We Don't Do This Alone

There's one more thing I want to name, because it matters and it's easy to miss.

Most of the wounding I've described happened in connection. In families, in early relationships, in the spaces between us and the people who were meant to hold us. And it makes sense that the repair happens in connection too. We are not designed to do this work alone in a room. Something becomes available in the presence of others that we cannot reach by ourselves, and the reconnection we're often most afraid of is also the thing we most need.

That's why I do almost all of my work in groups. Not because solitary reflection has no value, but because the deepest healing of a relational wound tends to happen relationally. We were hurt in connection, and it's in connection that we heal. The circle gives us back something we were not sure was safe to want.

Where to Begin

If any of this resonates, the invitation is simple, and it's not really about doing anything. It's about a shift in how you hold yourself.

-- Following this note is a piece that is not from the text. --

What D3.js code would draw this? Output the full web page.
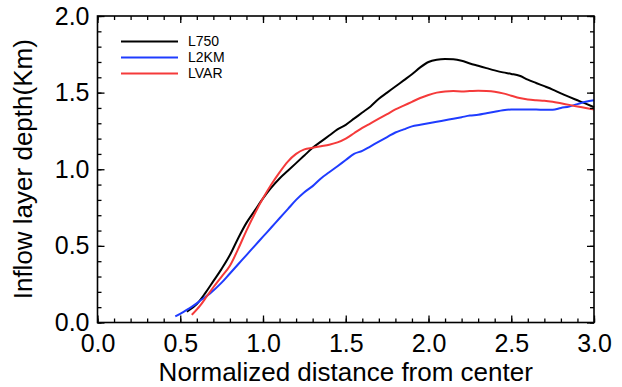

Notice the parts of you that you've been quietly at war with. The traits you apologise for, the sensitivities you wish you didn't have, the ways you've decided you are too much or not enough. And rather than asking how to get rid of them, ask where they came from, and what they might have been protecting, and what they might become if you stopped treating them as the enemy.

That turn, from fixing to embracing, is where the real work begins.